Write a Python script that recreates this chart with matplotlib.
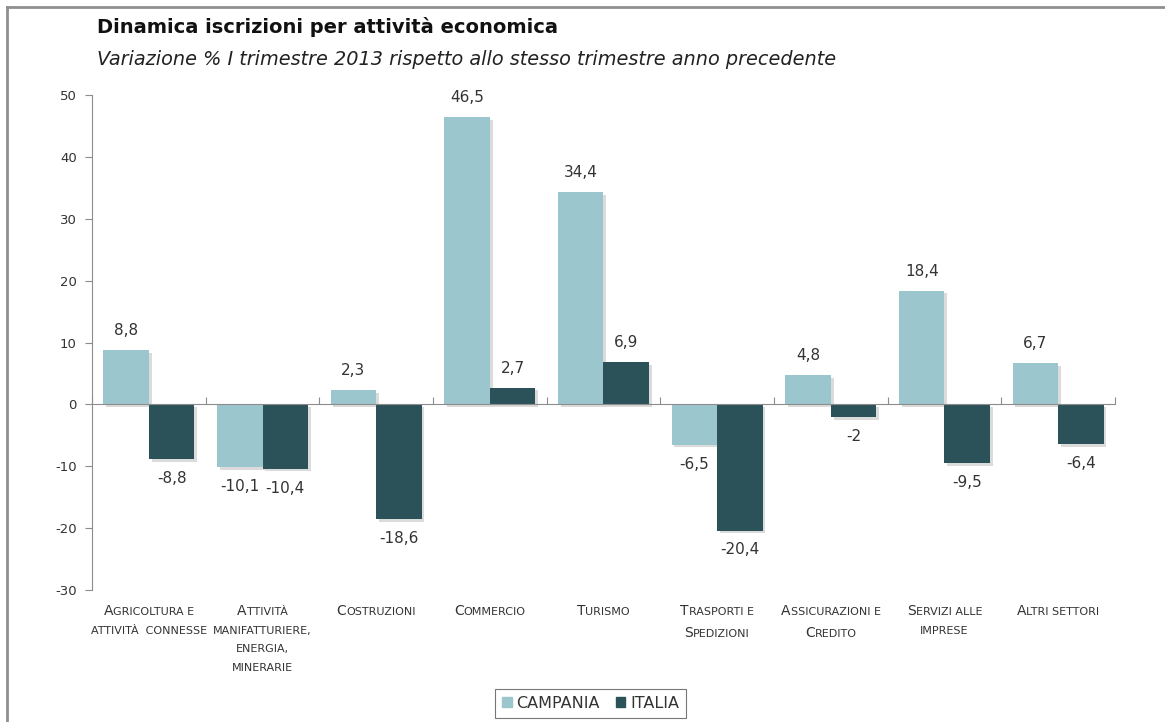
import matplotlib
matplotlib.use("Agg")
import matplotlib.pyplot as plt
import numpy as np
from matplotlib import patheffects as pe
from matplotlib.offsetbox import TextArea, HPacker, VPacker, AnnotationBbox
from matplotlib.patches import Rectangle
from matplotlib.lines import Line2D

plt.rcParams['font.family'] = ['DejaVu Sans']
plt.rcParams['axes.unicode_minus'] = False

settori = [
    ["Agricoltura e", "attività  connesse"],
    ["Attività", "manifatturiere,", "energia,", "minerarie"],
    ["Costruzioni"],
    ["Commercio"],
    ["Turismo"],
    ["Trasporti e", "Spedizioni"],
    ["Assicurazioni e", "Credito"],
    ["Servizi alle", "imprese"],
    ["Altri settori"],
]
campania = [8.8, -10.1, 2.3, 46.5, 34.4, -6.5, 4.8, 18.4, 6.7]
italia = [-8.8, -10.4, -18.6, 2.7, 6.9, -20.4, -2, -9.5, -6.4]

col_campania = "#9cc6ce"
col_italia = "#2b5258"
grigio = "#8c8c8c"
testo = "#333333"

fig = plt.figure(figsize=(11.65, 7.22), dpi=100)
ax = fig.add_axes([0.079, 0.183, 0.878, 0.685])

x = np.arange(len(campania))
w = 0.4
ombra = [pe.SimplePatchShadow(offset=(2, -2), shadow_rgbFace="#8a8a8a", alpha=0.3), pe.Normal()]
b1 = ax.bar(x - w / 2, campania, w, color=col_campania, zorder=2)
b2 = ax.bar(x + w / 2, italia, w, color=col_italia, zorder=2)
for b in list(b1) + list(b2):
    b.set_path_effects(ombra)

# etichette dei valori sopra/sotto le barre
for bars, vals in ((b1, campania), (b2, italia)):
    for b, v in zip(bars, vals):
        cx = b.get_x() + b.get_width() / 2
        off = 14 if v >= 0 else -14
        ax.annotate(f"{v:g}".replace(".", ","), (cx, v), xytext=(0, off),
                    textcoords="offset points", ha="center", va="center",
                    fontsize=11, color=testo)

ax.set_xlim(-0.5, len(campania) - 0.5)
ax.set_ylim(-30, 50)
ax.set_yticks(range(-30, 51, 10))
ax.tick_params(axis="y", length=5, color=grigio, labelsize=9.5, labelcolor=testo, pad=6)
ax.set_xticks(np.arange(-0.5, len(campania), 1))
ax.set_xticklabels([])
ax.tick_params(axis="x", direction="in", length=5, color=grigio)
for s in ("top", "right"):
    ax.spines[s].set_visible(False)
ax.spines["bottom"].set_position(("data", 0))
ax.spines["bottom"].set_color(grigio)
ax.spines["left"].set_color(grigio)
ax.spines["bottom"].set_zorder(3)


def riga_maiuscoletto(riga):
    props_g = dict(size=10, color=testo)
    props_p = dict(size=8, color=testo)
    if riga[0].isupper():
        parti = [TextArea(riga[0], textprops=props_g),
                 TextArea(riga[1:].upper(), textprops=props_p)]
    else:
        parti = [TextArea(riga.upper(), textprops=props_p)]
    return HPacker(children=parti, align="baseline", pad=0, sep=0)


for i, righe in enumerate(settori):
    box = VPacker(children=[riga_maiuscoletto(r) for r in righe],
                  align="center", pad=0, sep=6)
    ab = AnnotationBbox(box, (i, 0), xycoords=("data", "axes fraction"),
                        xybox=(0, -10), boxcoords="offset points",
                        box_alignment=(0.5, 1), frameon=False)
    ax.add_artist(ab)

fig.text(0.083, 0.962, "Dinamica iscrizioni per attività economica",
         fontsize=14, fontweight="bold", color="#111111", va="center")
fig.text(0.083, 0.918, "Variazione % I trimestre 2013 rispetto allo stesso trimestre anno precedente",
         fontsize=13.9, fontstyle="italic", color="#222222", va="center")

handles = [Rectangle((0, 0), 1, 1, color=col_campania),
           Rectangle((0, 0), 1, 1, color=col_italia)]
leg = fig.legend(handles, ["CAMPANIA", "ITALIA"], loc="center", bbox_to_anchor=(0.507, 0.026),
                 ncol=2, fontsize=11.5, frameon=True, fancybox=False, handlelength=0.6,
                 handleheight=0.6, handletextpad=0.3, columnspacing=1.0, borderpad=0.45)
leg.get_frame().set_edgecolor("#555555")
leg.get_frame().set_linewidth(0.8)
for t in leg.get_texts():
    t.set_color(testo)

# cornice del grafico
fig.add_artist(Line2D([0.006, 0.006], [0, 0.99], transform=fig.transFigure, color="#8f8f8f", lw=2))
fig.add_artist(Line2D([0.006, 1], [0.99, 0.99], transform=fig.transFigure, color="#8f8f8f", lw=2))

fig.savefig("out.png", dpi=100)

·····

- [Do this]
Only the lines from the start of the material through the line containing "plt.rcParams['axes.unicode_minus'] = False" should be transcribed. Pictures stay out.

- [The solution]
Write a Python script that recreates this chart with matplotlib.
import matplotlib
matplotlib.use("Agg")
import matplotlib.pyplot as plt
import numpy as np
from matplotlib import patheffects as pe
from matplotlib.offsetbox import TextArea, HPacker, VPacker, AnnotationBbox
from matplotlib.patches import Rectangle
from matplotlib.lines import Line2D

plt.rcParams['font.family'] = ['DejaVu Sans']
plt.rcParams['axes.unicode_minus'] = False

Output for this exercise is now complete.